> [Given information]:
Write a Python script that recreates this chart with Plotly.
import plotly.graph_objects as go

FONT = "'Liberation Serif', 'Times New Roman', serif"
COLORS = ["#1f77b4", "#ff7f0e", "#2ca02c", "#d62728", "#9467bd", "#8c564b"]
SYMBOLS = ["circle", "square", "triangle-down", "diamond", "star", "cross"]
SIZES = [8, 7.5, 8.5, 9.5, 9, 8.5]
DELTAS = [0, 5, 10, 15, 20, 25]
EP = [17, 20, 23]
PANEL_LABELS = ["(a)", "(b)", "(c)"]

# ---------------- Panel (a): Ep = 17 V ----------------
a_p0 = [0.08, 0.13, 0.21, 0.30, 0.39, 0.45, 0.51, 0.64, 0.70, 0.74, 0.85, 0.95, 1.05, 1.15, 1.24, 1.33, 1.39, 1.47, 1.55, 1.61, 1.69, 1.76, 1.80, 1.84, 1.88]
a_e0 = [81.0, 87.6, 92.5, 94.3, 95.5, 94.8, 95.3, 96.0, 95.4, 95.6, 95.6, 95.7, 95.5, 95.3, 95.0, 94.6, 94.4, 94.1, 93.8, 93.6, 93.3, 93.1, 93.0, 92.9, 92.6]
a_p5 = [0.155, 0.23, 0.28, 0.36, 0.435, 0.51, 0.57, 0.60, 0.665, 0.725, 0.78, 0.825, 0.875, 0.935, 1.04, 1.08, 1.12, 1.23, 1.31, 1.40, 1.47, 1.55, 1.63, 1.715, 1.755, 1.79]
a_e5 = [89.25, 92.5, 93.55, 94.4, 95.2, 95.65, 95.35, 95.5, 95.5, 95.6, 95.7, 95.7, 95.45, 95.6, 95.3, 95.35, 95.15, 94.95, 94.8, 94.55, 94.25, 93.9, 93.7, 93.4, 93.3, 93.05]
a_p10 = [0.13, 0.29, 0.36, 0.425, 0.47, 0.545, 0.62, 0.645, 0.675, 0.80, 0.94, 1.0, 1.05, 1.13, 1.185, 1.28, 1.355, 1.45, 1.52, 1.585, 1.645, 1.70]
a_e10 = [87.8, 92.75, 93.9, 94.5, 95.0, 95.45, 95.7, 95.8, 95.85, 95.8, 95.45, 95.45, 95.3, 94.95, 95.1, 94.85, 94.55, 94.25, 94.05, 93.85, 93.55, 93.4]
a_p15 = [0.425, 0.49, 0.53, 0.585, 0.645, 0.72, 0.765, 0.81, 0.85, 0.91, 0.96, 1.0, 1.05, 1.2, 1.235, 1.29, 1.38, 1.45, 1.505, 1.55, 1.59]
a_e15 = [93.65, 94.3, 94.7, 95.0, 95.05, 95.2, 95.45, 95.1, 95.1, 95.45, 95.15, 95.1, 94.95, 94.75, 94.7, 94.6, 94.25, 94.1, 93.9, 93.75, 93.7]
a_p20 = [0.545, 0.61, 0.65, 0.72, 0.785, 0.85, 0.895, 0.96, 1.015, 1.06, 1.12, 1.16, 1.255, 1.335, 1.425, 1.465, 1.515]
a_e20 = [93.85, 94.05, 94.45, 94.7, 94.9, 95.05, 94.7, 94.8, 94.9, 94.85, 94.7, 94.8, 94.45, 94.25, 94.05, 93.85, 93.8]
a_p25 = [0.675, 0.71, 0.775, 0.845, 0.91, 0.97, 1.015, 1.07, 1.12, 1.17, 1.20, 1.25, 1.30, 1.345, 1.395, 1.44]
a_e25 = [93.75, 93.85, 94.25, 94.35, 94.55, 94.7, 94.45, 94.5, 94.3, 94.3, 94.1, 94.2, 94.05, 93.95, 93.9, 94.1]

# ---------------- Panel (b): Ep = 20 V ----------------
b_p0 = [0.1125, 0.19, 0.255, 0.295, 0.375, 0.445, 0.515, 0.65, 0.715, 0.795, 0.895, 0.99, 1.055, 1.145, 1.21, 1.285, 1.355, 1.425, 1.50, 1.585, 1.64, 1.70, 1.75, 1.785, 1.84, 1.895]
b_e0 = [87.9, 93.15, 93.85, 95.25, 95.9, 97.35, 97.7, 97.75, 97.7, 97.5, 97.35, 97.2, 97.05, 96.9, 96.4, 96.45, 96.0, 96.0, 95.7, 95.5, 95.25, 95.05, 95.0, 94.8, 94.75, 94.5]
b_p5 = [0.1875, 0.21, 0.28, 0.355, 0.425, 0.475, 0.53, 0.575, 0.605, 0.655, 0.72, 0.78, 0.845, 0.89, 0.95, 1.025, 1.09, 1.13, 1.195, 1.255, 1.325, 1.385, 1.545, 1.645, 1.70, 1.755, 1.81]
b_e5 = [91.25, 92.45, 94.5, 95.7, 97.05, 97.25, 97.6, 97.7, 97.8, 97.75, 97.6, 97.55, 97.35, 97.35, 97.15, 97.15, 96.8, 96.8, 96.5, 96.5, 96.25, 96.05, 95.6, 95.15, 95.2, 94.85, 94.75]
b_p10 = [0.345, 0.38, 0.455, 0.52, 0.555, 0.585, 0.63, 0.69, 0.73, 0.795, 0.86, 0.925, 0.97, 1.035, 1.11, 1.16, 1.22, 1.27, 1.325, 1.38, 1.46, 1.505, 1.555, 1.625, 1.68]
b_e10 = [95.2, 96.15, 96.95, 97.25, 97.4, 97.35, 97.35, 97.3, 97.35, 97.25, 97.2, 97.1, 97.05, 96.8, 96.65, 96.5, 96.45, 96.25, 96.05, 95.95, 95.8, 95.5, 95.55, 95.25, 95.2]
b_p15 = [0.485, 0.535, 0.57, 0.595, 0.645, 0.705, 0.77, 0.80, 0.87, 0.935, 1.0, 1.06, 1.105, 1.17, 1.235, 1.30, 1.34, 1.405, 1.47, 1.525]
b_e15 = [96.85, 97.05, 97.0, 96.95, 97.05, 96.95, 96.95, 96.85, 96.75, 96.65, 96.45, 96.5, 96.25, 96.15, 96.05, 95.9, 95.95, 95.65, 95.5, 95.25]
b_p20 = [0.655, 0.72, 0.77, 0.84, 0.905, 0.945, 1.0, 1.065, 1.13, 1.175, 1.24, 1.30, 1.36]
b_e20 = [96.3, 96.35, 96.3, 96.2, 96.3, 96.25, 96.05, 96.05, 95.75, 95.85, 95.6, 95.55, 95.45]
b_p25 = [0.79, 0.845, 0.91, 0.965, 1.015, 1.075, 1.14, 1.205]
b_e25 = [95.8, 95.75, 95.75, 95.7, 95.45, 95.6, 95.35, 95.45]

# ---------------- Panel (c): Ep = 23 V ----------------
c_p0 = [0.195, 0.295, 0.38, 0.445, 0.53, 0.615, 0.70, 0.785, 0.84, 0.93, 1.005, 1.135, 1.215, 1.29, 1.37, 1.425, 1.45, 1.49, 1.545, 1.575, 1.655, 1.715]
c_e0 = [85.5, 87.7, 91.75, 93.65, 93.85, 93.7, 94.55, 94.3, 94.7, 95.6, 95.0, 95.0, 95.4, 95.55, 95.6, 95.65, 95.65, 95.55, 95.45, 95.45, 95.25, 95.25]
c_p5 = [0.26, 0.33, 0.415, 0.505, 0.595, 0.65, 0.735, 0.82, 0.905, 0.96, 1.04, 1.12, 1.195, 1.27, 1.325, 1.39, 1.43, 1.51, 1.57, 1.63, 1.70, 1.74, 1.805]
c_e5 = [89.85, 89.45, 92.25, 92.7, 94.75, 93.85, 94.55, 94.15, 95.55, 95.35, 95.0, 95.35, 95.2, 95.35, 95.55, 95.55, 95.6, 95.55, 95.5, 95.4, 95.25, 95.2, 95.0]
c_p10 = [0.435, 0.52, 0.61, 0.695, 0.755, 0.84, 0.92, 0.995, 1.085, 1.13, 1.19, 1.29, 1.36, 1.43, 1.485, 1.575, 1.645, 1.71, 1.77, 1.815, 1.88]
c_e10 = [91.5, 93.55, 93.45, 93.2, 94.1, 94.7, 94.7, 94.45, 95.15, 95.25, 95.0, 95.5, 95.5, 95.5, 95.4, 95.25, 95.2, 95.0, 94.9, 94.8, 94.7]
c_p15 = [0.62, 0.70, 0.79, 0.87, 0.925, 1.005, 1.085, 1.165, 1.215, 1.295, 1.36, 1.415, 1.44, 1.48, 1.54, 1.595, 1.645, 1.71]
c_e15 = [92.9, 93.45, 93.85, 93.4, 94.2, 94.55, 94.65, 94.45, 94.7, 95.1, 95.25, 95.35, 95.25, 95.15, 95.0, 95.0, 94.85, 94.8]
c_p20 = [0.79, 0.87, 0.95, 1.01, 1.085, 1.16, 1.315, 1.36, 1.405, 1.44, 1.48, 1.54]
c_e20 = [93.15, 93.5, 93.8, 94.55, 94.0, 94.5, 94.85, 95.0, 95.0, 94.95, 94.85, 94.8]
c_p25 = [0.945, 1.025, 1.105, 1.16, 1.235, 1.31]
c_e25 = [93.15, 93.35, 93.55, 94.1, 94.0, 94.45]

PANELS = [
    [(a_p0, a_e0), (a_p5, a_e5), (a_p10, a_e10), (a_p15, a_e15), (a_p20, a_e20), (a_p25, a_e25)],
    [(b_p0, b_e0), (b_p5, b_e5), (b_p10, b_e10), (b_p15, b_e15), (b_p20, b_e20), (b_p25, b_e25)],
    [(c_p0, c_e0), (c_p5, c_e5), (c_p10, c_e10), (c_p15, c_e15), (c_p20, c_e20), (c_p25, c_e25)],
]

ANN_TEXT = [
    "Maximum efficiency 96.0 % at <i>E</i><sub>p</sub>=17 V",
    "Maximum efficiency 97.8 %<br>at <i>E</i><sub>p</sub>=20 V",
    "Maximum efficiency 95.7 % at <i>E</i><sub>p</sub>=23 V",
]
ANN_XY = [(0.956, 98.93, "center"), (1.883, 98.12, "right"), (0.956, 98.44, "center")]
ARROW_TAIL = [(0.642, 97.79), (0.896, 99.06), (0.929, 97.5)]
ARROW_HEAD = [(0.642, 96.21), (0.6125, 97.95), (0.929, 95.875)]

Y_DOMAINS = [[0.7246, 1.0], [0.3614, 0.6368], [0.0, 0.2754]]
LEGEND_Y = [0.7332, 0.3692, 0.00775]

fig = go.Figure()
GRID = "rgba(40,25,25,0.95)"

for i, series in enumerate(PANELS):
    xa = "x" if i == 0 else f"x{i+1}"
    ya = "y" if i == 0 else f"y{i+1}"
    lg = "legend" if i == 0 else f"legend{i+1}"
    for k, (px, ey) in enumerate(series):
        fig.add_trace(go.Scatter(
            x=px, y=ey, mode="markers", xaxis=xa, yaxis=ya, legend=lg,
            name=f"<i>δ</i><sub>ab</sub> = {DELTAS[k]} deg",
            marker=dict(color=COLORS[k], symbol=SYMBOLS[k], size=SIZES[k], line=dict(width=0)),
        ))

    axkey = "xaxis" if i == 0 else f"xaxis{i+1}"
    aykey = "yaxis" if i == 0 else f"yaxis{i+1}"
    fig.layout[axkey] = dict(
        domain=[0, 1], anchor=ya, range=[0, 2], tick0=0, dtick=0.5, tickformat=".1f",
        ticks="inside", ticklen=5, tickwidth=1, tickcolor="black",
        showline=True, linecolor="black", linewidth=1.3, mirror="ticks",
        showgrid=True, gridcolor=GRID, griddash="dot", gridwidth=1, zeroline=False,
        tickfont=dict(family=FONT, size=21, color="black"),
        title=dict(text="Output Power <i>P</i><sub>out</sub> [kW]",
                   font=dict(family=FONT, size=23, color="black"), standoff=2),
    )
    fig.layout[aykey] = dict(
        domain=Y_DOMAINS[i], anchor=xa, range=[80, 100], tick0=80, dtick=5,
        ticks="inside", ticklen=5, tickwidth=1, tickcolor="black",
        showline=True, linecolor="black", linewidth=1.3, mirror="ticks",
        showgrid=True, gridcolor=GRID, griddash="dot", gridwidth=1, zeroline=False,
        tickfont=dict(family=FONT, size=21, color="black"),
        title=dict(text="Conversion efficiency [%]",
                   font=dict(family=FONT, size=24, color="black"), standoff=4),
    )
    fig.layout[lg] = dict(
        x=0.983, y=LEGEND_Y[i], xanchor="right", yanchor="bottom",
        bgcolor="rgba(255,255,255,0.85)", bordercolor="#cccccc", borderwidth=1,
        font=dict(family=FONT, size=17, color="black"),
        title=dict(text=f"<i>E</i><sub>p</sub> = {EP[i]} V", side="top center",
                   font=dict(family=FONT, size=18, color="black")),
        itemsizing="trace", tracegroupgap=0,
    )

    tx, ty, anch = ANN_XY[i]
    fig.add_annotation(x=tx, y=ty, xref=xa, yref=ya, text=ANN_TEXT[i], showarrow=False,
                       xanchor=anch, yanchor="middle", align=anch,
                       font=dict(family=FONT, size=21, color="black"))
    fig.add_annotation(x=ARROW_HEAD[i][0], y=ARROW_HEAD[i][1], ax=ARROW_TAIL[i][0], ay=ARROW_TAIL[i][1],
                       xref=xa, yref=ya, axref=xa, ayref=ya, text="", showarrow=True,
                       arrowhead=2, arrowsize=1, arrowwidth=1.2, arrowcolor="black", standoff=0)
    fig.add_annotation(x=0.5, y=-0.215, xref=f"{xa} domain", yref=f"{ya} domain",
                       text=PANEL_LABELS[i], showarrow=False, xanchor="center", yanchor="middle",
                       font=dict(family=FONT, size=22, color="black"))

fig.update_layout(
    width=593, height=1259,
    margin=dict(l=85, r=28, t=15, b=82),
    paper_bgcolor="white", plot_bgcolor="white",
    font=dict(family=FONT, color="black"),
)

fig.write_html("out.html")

> [What you should do]: Exactly as they appear, please write out the lines from the opening of the listing above down to the line containing "import plotly.graph_objects as go", with both end lines included.

> [The output]:
Write a Python script that recreates this chart with Plotly.
import plotly.graph_objects as go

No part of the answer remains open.